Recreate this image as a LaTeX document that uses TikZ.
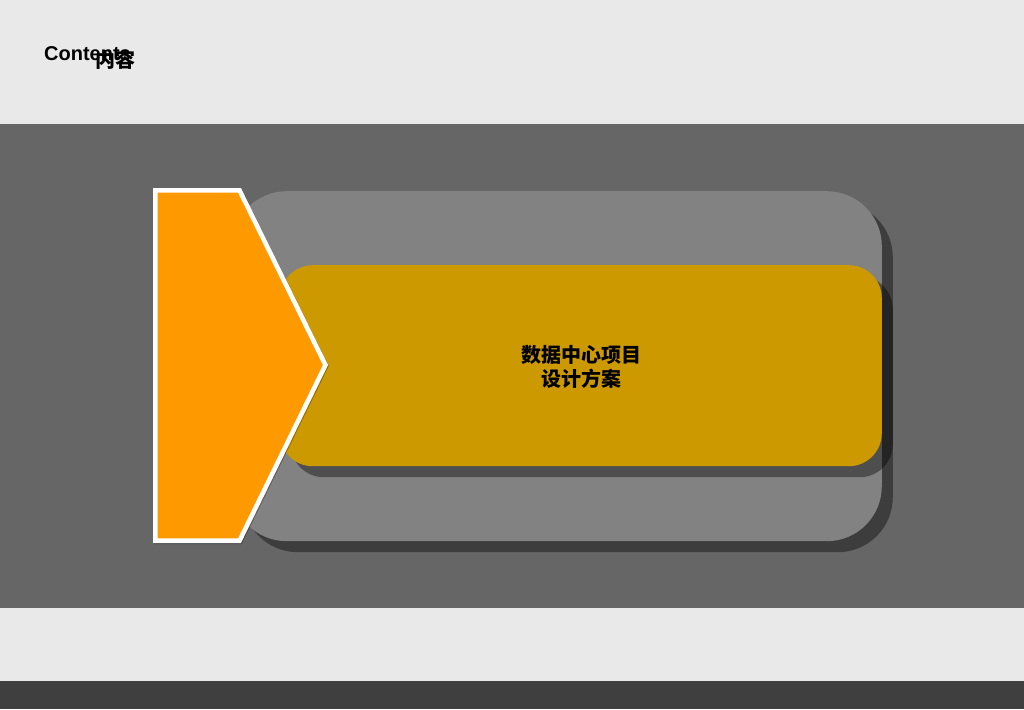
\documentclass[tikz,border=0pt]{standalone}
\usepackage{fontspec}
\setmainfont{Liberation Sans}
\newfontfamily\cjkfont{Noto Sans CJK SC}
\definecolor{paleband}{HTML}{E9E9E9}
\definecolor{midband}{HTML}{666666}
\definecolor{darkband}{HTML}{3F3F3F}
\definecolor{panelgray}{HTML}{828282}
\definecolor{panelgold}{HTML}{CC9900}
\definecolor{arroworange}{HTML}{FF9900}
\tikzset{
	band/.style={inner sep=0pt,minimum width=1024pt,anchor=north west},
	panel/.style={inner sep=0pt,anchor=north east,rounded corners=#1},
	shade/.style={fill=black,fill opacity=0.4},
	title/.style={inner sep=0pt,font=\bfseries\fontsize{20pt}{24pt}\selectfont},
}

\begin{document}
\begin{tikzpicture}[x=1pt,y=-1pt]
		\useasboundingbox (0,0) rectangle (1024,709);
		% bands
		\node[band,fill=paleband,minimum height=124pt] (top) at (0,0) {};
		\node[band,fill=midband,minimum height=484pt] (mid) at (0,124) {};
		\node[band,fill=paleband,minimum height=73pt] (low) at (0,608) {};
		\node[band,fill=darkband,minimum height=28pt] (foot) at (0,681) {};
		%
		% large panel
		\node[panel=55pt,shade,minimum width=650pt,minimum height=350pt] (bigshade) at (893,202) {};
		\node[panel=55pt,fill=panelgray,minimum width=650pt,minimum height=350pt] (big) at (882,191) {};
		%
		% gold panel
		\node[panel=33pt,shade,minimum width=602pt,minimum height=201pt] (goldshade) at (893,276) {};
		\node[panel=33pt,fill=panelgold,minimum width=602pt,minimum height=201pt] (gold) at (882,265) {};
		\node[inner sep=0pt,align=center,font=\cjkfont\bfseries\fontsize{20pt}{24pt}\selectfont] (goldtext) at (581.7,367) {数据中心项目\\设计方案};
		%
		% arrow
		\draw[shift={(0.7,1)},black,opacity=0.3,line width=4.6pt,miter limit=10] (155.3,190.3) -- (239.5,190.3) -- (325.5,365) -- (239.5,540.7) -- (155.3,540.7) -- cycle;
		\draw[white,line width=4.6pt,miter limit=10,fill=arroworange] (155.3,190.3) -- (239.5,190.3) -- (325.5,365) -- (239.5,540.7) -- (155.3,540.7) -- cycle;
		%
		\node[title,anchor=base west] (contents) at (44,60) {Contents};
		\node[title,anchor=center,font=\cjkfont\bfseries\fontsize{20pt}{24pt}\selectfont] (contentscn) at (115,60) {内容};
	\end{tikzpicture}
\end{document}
::::
> **GOAL OF THE EXERCISE**: Write out again every line above exactly as given; the pictures do not belong in the copy.

> **TASK RESULT**:
Recreate this image as a LaTeX document that uses TikZ.
\documentclass[tikz,border=0pt]{standalone}
\usepackage{fontspec}
\setmainfont{Liberation Sans}
\newfontfamily\cjkfont{Noto Sans CJK SC}
\definecolor{paleband}{HTML}{E9E9E9}
\definecolor{midband}{HTML}{666666}
\definecolor{darkband}{HTML}{3F3F3F}
\definecolor{panelgray}{HTML}{828282}
\definecolor{panelgold}{HTML}{CC9900}
\definecolor{arroworange}{HTML}{FF9900}
\tikzset{
	band/.style={inner sep=0pt,minimum width=1024pt,anchor=north west},
	panel/.style={inner sep=0pt,anchor=north east,rounded corners=#1},
	shade/.style={fill=black,fill opacity=0.4},
	title/.style={inner sep=0pt,font=\bfseries\fontsize{20pt}{24pt}\selectfont},
}

\begin{document}
\begin{tikzpicture}[x=1pt,y=-1pt]
		\useasboundingbox (0,0) rectangle (1024,709);
		% bands
		\node[band,fill=paleband,minimum height=124pt] (top) at (0,0) {};
		\node[band,fill=midband,minimum height=484pt] (mid) at (0,124) {};
		\node[band,fill=paleband,minimum height=73pt] (low) at (0,608) {};
		\node[band,fill=darkband,minimum height=28pt] (foot) at (0,681) {};
		%
		% large panel
		\node[panel=55pt,shade,minimum width=650pt,minimum height=350pt] (bigshade) at (893,202) {};
		\node[panel=55pt,fill=panelgray,minimum width=650pt,minimum height=350pt] (big) at (882,191) {};
		%
		% gold panel
		\node[panel=33pt,shade,minimum width=602pt,minimum height=201pt] (goldshade) at (893,276) {};
		\node[panel=33pt,fill=panelgold,minimum width=602pt,minimum height=201pt] (gold) at (882,265) {};
		\node[inner sep=0pt,align=center,font=\cjkfont\bfseries\fontsize{20pt}{24pt}\selectfont] (goldtext) at (581.7,367) {数据中心项目\\设计方案};
		%
		% arrow
		\draw[shift={(0.7,1)},black,opacity=0.3,line width=4.6pt,miter limit=10] (155.3,190.3) -- (239.5,190.3) -- (325.5,365) -- (239.5,540.7) -- (155.3,540.7) -- cycle;
		\draw[white,line width=4.6pt,miter limit=10,fill=arroworange] (155.3,190.3) -- (239.5,190.3) -- (325.5,365) -- (239.5,540.7) -- (155.3,540.7) -- cycle;
		%
		\node[title,anchor=base west] (contents) at (44,60) {Contents};
		\node[title,anchor=center,font=\cjkfont\bfseries\fontsize{20pt}{24pt}\selectfont] (contentscn) at (115,60) {内容};
	\end{tikzpicture}
\end{document}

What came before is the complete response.